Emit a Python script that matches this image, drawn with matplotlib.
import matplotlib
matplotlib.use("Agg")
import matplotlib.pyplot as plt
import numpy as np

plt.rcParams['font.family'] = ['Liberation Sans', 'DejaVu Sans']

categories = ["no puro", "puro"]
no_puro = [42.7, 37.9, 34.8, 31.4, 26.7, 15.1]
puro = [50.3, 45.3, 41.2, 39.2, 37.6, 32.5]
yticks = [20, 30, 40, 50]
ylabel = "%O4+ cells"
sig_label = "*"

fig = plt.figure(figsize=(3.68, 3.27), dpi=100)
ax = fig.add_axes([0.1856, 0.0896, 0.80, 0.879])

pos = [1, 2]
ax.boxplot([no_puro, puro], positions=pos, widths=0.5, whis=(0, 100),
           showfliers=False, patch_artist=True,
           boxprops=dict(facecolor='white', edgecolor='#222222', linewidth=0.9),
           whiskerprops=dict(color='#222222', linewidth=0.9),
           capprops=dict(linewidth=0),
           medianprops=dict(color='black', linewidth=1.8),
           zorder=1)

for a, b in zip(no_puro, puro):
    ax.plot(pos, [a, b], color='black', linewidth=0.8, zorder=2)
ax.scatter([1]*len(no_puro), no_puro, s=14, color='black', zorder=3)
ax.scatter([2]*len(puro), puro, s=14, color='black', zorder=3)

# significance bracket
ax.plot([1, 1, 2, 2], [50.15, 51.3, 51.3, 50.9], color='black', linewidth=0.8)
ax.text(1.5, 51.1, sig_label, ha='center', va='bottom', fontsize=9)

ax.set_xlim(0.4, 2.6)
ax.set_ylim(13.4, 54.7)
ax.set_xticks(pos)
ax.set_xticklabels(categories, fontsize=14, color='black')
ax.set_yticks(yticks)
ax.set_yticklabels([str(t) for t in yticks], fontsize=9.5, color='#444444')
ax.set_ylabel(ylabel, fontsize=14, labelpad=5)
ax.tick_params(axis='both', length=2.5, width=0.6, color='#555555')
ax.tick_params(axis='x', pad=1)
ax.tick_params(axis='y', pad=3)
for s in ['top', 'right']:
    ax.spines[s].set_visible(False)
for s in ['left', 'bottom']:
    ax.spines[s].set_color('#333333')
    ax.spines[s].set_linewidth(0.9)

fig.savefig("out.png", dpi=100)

○ ○ ○

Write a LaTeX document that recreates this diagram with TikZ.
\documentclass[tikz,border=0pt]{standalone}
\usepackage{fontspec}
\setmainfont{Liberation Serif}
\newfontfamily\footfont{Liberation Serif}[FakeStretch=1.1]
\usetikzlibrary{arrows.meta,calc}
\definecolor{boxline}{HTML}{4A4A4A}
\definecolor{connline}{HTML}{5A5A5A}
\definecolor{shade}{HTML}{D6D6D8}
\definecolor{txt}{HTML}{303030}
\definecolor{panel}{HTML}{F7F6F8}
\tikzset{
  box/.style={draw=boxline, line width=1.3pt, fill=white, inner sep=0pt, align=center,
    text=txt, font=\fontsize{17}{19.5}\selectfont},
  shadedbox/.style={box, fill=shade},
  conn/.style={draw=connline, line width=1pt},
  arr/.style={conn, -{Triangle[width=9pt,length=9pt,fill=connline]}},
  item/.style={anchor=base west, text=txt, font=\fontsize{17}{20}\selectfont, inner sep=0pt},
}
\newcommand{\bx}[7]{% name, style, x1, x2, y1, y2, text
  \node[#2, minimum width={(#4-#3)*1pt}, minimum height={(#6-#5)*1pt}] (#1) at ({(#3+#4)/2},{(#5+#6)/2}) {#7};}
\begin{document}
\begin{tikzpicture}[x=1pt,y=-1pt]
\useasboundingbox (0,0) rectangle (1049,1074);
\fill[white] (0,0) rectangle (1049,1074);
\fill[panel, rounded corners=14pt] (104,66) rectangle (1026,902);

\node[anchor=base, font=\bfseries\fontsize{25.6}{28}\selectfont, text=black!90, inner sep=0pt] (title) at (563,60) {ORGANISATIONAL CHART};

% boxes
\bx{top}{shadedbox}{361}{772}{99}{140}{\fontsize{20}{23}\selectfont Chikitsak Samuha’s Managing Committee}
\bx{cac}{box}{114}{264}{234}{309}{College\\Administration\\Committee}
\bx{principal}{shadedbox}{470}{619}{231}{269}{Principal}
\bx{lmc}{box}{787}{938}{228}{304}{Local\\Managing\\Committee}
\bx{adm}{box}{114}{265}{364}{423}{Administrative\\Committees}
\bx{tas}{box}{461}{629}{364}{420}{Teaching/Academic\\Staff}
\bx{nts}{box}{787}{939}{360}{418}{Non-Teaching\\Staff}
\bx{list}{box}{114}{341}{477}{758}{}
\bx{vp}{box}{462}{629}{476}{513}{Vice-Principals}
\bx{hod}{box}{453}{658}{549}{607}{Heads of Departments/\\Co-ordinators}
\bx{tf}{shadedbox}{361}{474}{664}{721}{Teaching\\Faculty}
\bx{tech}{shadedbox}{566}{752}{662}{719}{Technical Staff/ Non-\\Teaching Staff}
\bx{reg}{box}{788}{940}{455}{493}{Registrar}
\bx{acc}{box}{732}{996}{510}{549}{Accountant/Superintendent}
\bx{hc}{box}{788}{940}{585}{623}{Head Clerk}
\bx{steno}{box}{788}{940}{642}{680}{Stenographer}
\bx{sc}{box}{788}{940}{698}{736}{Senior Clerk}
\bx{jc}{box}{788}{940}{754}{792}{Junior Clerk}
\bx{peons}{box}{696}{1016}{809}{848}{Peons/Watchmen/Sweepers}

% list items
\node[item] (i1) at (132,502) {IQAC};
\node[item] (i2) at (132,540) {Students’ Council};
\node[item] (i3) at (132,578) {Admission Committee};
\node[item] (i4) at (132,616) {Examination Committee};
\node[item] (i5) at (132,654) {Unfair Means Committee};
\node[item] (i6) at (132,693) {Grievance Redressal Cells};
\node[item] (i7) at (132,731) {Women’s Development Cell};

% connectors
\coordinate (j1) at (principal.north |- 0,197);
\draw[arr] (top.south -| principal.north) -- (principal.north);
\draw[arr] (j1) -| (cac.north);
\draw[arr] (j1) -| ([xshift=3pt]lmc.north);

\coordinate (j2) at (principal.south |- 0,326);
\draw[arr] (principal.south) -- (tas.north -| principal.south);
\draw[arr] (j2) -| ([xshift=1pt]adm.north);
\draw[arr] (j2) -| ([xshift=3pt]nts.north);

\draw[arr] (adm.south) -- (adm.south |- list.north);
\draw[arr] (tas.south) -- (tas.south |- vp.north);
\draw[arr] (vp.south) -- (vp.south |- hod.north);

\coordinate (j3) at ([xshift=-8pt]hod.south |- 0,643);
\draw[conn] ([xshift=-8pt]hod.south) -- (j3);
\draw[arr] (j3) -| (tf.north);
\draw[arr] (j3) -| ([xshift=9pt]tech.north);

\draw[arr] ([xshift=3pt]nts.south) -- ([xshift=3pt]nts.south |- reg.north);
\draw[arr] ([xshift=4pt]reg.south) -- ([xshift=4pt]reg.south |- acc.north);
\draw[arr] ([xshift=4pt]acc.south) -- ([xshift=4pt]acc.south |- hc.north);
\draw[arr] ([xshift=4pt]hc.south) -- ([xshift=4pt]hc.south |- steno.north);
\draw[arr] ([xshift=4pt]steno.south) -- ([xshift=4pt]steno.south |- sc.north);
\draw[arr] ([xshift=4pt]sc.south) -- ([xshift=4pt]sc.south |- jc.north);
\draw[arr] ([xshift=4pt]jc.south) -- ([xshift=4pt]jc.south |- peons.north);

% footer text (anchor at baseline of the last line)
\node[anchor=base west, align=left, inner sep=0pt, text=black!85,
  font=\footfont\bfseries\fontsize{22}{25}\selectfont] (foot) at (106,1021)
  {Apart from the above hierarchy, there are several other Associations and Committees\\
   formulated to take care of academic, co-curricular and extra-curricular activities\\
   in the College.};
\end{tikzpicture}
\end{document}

○ ○ ○

■ WHAT YOU HAVE TO DO: Copy out exactly the lines from the one containing "Emit a Python" to the one containing "ax = fig.add_axes([0.1856, 0.0896, 0.80, 0.879])", both ends inclusive.

■ EXERCISE OUTPUT:
Emit a Python script that matches this image, drawn with matplotlib.
import matplotlib
matplotlib.use("Agg")
import matplotlib.pyplot as plt
import numpy as np

plt.rcParams['font.family'] = ['Liberation Sans', 'DejaVu Sans']

categories = ["no puro", "puro"]
no_puro = [42.7, 37.9, 34.8, 31.4, 26.7, 15.1]
puro = [50.3, 45.3, 41.2, 39.2, 37.6, 32.5]
yticks = [20, 30, 40, 50]
ylabel = "%O4+ cells"
sig_label = "*"

fig = plt.figure(figsize=(3.68, 3.27), dpi=100)
ax = fig.add_axes([0.1856, 0.0896, 0.80, 0.879])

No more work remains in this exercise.